INFORMATION SHOWN >>
---

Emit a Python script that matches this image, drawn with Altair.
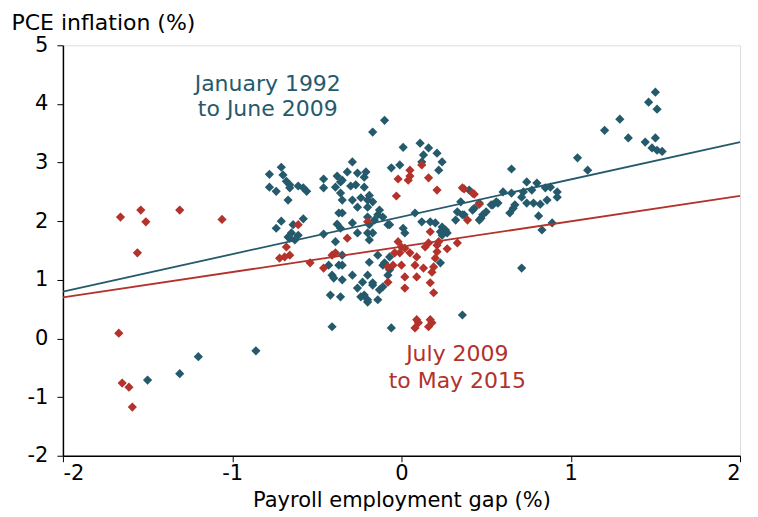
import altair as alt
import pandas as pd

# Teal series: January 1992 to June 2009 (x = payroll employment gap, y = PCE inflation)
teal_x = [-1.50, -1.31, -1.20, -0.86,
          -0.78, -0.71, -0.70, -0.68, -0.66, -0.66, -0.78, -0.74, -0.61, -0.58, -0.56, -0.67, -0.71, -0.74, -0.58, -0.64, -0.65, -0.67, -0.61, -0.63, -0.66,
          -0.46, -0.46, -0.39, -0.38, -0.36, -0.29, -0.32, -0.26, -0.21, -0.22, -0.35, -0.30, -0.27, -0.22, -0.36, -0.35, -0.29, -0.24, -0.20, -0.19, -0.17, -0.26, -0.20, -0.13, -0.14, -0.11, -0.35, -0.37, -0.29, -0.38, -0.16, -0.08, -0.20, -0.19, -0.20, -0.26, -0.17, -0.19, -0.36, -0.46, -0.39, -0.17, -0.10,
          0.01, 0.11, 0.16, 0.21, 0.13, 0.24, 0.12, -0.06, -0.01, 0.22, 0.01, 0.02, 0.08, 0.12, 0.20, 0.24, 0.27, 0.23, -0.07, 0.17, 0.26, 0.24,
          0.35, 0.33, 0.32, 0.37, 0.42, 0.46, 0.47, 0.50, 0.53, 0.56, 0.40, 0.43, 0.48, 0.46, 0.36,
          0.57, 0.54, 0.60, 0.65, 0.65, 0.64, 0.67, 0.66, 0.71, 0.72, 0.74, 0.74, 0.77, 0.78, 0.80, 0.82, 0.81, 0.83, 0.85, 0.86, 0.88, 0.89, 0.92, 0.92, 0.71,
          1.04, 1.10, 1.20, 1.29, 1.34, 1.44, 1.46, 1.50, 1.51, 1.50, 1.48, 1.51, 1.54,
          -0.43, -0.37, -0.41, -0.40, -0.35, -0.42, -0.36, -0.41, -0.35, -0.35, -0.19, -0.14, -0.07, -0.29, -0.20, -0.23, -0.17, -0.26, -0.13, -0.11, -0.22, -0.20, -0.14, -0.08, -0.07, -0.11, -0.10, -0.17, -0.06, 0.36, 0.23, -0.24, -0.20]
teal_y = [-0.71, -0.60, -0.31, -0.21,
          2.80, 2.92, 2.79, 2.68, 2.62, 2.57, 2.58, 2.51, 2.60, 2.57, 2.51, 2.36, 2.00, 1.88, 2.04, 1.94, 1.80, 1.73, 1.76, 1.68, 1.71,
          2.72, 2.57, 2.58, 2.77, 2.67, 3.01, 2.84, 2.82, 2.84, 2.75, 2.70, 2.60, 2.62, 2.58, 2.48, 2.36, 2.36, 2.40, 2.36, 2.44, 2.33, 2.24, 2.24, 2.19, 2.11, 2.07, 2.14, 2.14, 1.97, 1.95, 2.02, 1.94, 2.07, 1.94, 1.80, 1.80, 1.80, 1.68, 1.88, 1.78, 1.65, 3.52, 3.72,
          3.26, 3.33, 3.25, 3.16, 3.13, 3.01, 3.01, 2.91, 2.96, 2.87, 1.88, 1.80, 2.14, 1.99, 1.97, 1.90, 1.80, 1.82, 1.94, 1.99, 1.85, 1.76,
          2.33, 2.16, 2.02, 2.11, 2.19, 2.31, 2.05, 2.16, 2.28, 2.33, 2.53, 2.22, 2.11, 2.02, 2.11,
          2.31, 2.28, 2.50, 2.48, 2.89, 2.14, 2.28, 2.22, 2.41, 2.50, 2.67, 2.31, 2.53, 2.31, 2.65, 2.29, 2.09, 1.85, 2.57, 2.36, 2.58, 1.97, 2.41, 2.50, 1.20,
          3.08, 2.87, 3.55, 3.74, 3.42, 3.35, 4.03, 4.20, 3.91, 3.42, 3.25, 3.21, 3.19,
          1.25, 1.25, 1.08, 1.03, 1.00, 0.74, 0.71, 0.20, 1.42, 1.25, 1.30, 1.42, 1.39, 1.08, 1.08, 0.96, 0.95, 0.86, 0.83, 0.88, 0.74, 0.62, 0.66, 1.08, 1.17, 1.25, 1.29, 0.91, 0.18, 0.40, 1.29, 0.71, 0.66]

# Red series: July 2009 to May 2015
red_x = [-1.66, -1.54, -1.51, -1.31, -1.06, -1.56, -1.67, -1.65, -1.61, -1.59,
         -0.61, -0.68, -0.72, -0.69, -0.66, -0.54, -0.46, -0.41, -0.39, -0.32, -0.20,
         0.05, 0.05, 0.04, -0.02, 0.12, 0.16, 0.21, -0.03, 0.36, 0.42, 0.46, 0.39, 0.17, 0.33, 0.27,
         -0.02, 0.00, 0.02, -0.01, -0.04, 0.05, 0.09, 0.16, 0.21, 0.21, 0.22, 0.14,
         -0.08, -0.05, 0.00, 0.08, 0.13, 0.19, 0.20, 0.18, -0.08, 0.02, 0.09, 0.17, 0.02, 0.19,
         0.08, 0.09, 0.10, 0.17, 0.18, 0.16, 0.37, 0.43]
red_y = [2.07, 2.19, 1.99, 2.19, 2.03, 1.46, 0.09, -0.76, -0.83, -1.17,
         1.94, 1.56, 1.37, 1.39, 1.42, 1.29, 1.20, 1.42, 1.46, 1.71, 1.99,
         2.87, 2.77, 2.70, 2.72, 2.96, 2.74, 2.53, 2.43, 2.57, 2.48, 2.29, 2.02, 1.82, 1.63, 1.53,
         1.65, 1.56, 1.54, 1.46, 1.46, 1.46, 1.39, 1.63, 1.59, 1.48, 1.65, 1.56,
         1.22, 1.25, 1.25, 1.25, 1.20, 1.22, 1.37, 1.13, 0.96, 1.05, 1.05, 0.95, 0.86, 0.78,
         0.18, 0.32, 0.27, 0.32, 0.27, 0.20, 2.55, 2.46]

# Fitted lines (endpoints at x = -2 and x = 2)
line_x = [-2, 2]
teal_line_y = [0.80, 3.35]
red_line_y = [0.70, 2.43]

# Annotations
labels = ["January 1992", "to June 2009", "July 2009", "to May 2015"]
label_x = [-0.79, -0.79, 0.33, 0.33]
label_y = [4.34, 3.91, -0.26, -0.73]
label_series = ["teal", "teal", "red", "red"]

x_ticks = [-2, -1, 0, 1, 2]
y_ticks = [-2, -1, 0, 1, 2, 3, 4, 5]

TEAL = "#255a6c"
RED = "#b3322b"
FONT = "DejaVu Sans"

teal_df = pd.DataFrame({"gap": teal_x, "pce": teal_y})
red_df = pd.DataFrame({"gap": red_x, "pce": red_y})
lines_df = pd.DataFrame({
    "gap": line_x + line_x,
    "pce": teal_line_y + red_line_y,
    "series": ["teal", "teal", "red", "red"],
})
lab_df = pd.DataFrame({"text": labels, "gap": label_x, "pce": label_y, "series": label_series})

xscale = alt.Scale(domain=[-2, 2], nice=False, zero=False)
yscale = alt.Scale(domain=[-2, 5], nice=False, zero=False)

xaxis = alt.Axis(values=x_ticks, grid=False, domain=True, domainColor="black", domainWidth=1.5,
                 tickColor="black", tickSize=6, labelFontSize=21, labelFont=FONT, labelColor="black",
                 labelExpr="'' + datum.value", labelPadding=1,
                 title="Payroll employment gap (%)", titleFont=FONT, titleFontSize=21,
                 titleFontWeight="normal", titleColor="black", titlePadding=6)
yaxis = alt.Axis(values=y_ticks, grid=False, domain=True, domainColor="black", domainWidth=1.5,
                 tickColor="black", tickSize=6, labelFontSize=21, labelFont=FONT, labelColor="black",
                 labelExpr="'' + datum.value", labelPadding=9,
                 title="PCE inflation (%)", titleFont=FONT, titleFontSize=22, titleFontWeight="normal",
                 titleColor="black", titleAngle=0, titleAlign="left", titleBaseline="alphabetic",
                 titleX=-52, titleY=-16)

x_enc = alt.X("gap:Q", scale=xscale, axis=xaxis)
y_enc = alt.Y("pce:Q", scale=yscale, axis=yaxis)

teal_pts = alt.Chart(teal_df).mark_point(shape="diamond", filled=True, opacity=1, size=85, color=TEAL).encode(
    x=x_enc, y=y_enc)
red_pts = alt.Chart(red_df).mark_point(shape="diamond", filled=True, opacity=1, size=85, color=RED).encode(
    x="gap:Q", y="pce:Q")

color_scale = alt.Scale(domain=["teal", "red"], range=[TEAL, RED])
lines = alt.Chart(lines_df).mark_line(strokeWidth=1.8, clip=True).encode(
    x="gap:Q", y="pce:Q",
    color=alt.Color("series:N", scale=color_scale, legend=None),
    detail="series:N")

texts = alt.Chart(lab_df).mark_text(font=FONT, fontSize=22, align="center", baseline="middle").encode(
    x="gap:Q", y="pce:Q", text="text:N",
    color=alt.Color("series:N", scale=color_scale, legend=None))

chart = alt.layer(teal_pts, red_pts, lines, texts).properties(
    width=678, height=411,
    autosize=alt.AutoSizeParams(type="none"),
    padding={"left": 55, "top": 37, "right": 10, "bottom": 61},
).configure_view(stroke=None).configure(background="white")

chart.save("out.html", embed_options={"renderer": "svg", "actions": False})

---

TASK DESCRIPTION >>
Write down every line from the opening of the listing to the line with "import pandas as pd", both included, and nothing else; the pictures are omitted.

RESULT OF THE TASK >>
Emit a Python script that matches this image, drawn with Altair.
import altair as alt
import pandas as pd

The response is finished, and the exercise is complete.